Work instructions → Line by line, repeat the data below exactly, beginning at the first line and ending at the line with "const yBMinor = [-27.5,-22.5,-17.5,-12.5,-7.5,-2.5,2.5];". Omit pictures.
━━━━━━━━
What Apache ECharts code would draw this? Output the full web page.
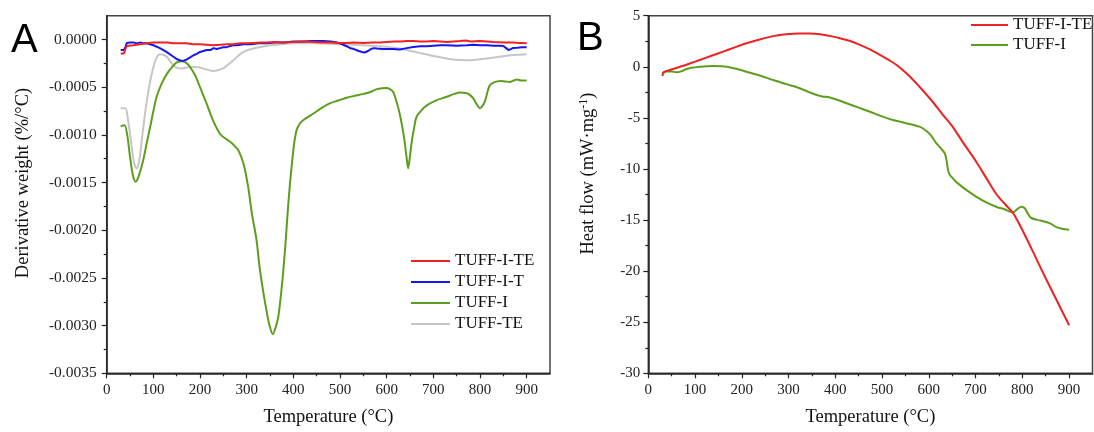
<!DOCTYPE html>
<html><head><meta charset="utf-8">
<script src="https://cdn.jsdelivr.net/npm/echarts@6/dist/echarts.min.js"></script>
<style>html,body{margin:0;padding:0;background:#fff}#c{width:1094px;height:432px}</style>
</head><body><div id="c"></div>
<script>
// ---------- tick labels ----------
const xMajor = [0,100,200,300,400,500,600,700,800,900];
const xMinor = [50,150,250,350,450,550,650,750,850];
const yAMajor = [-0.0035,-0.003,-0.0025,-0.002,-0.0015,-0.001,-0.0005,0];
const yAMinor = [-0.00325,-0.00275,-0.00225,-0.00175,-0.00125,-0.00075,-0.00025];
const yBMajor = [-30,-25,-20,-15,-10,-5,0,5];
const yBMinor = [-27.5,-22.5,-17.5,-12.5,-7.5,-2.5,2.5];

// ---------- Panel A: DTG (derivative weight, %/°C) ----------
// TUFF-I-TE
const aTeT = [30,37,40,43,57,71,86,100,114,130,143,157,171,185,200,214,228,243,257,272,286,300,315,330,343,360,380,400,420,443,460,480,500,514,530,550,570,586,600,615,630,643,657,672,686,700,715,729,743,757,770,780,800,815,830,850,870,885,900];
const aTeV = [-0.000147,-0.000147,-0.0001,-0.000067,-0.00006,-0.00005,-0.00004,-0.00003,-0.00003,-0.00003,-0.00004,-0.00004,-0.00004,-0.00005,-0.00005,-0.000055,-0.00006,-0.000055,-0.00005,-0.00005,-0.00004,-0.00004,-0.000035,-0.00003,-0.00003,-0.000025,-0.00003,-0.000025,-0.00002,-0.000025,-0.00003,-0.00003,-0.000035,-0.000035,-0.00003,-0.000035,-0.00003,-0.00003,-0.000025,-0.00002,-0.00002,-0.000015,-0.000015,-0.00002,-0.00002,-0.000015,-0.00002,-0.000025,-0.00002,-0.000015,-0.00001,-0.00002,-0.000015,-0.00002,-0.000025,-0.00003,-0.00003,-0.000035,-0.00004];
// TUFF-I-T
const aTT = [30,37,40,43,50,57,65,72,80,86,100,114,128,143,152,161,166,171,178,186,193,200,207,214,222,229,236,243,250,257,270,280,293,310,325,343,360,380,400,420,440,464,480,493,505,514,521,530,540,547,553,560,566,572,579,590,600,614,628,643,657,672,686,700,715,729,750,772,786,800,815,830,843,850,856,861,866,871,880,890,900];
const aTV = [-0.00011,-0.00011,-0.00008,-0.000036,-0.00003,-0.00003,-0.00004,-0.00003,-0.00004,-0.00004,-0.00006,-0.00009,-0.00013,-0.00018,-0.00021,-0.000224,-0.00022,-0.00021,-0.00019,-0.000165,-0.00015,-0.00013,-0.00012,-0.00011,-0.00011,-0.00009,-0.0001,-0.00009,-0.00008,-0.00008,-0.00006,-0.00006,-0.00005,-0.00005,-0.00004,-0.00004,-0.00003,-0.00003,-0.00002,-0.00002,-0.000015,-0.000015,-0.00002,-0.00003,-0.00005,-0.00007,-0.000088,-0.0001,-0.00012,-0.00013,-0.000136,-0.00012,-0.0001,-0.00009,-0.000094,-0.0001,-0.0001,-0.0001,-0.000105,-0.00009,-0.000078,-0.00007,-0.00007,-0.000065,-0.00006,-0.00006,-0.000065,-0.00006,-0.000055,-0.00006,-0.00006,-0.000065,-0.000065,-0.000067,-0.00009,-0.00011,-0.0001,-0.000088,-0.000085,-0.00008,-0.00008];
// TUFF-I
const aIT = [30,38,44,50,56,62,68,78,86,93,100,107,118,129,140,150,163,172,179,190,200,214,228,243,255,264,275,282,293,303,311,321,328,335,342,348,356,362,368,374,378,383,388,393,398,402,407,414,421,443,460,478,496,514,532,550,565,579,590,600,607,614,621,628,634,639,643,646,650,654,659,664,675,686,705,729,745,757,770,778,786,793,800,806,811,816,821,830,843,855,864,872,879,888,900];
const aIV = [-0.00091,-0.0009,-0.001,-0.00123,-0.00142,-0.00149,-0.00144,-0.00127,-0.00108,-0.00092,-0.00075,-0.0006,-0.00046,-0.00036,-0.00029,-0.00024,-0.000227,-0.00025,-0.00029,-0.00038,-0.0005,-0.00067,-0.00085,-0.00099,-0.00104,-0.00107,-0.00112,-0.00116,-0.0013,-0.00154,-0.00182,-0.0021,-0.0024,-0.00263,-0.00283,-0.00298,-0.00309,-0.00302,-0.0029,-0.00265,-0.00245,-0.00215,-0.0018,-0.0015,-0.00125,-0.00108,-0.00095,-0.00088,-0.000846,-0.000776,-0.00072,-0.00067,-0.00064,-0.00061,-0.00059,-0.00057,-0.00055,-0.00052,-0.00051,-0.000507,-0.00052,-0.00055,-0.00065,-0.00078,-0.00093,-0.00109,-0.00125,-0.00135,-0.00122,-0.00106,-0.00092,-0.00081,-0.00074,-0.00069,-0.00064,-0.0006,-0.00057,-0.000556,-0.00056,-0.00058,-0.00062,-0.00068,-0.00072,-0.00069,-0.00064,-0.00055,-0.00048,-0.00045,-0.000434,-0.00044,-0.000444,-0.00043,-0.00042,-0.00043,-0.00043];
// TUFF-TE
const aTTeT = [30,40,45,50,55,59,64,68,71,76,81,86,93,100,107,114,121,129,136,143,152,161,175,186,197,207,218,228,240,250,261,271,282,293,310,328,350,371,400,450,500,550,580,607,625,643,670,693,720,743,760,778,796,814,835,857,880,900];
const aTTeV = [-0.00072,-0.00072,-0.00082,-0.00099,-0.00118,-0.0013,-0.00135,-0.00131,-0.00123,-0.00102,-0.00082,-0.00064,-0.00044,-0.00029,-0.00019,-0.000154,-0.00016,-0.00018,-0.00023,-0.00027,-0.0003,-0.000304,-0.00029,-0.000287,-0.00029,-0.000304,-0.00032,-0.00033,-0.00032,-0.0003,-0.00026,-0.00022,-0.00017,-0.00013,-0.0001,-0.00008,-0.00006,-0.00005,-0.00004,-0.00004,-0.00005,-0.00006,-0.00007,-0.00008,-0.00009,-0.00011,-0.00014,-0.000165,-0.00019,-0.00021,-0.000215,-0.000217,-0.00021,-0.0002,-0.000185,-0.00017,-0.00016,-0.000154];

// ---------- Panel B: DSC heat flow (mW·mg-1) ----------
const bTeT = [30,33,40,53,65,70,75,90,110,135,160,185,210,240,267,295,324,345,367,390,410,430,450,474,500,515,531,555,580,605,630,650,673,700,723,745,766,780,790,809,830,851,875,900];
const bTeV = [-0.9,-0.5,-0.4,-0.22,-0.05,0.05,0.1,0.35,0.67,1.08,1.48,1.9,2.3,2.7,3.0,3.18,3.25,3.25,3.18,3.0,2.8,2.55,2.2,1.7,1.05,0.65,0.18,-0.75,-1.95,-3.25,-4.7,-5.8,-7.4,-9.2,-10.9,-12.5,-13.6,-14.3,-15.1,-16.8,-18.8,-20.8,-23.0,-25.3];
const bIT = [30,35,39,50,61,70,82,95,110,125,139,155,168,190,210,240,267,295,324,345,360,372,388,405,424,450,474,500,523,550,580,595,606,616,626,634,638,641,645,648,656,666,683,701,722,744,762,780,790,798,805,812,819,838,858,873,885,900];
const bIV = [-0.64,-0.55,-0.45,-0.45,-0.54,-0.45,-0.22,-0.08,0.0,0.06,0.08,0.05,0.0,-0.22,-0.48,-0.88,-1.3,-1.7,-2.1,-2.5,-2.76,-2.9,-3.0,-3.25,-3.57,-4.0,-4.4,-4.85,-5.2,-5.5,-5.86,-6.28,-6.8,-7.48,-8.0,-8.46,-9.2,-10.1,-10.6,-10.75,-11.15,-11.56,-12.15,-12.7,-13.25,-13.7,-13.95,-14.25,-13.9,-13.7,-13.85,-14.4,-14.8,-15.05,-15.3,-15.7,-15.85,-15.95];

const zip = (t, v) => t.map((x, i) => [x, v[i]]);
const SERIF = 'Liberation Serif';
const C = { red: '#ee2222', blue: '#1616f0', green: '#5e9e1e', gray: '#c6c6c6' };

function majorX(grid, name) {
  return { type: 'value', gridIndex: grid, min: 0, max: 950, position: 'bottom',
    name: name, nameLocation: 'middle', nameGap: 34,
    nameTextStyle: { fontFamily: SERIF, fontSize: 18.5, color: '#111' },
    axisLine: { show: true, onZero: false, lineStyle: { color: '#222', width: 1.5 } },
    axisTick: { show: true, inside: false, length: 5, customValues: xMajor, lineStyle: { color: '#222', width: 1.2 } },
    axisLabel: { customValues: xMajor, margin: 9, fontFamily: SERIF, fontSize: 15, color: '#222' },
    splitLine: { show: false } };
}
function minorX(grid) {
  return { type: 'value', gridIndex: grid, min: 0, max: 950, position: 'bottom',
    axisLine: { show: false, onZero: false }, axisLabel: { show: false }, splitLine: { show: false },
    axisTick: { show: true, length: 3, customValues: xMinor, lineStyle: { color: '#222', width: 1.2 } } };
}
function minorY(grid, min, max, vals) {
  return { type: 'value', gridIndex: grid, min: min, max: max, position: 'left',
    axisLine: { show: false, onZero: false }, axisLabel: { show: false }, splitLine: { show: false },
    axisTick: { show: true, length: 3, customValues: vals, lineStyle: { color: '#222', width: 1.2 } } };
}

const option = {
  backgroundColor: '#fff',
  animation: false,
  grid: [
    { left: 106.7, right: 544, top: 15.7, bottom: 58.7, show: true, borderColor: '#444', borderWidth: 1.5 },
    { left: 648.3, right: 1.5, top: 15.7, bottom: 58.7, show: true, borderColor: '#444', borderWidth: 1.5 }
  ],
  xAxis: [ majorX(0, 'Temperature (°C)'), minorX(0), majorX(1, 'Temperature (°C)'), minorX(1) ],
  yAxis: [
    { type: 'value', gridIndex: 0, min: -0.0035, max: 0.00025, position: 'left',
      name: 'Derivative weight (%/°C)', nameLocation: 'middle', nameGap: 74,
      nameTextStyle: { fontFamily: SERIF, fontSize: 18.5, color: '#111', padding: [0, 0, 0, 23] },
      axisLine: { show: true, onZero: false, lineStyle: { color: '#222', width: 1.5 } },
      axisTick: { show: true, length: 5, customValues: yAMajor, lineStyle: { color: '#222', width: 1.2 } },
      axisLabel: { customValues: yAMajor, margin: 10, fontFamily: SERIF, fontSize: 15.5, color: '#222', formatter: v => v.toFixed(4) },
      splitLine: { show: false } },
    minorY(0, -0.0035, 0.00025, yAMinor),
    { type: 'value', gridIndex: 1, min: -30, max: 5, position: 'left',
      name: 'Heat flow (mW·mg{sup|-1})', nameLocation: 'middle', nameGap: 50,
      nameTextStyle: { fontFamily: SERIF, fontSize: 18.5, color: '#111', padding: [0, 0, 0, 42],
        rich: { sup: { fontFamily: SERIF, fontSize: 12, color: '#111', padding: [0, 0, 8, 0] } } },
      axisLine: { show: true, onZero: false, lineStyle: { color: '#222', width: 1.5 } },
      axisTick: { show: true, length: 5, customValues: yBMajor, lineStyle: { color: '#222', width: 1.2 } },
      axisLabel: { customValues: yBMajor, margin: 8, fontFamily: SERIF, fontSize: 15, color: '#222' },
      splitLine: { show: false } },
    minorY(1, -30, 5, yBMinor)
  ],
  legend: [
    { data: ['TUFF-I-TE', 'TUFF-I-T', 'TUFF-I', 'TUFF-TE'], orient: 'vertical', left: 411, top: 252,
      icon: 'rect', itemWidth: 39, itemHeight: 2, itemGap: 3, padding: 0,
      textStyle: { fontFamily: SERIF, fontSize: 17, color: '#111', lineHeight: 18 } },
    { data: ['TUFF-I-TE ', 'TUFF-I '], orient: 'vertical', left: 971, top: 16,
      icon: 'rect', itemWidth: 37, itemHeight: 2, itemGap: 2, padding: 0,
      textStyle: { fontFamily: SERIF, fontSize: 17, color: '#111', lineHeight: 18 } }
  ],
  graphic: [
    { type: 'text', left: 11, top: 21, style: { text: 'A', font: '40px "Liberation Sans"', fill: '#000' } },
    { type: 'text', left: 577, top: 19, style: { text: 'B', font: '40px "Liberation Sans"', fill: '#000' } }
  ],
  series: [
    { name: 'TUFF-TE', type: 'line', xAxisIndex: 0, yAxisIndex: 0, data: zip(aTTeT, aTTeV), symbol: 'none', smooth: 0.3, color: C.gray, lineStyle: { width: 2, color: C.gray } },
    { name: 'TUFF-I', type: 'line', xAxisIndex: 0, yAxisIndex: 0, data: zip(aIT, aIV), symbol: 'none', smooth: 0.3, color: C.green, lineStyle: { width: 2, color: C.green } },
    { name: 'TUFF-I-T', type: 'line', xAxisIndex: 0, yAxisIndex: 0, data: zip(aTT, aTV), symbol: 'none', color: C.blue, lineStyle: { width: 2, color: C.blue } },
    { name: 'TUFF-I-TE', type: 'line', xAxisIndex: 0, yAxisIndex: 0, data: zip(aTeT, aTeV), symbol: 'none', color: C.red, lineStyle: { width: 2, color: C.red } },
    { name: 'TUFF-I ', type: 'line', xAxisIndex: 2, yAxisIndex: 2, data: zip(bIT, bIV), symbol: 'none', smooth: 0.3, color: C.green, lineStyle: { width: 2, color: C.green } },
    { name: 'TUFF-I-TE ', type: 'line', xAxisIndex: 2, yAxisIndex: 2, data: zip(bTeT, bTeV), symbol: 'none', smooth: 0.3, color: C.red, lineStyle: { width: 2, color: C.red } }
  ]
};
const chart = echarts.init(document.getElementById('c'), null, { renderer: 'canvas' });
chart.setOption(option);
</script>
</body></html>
━━━━━━━━
Solution to the problem →
What Apache ECharts code would draw this? Output the full web page.
<!DOCTYPE html>
<html><head><meta charset="utf-8">
<script src="https://cdn.jsdelivr.net/npm/echarts@6/dist/echarts.min.js"></script>
<style>html,body{margin:0;padding:0;background:#fff}#c{width:1094px;height:432px}</style>
</head><body><div id="c"></div>
<script>
// ---------- tick labels ----------
const xMajor = [0,100,200,300,400,500,600,700,800,900];
const xMinor = [50,150,250,350,450,550,650,750,850];
const yAMajor = [-0.0035,-0.003,-0.0025,-0.002,-0.0015,-0.001,-0.0005,0];
const yAMinor = [-0.00325,-0.00275,-0.00225,-0.00175,-0.00125,-0.00075,-0.00025];
const yBMajor = [-30,-25,-20,-15,-10,-5,0,5];
const yBMinor = [-27.5,-22.5,-17.5,-12.5,-7.5,-2.5,2.5];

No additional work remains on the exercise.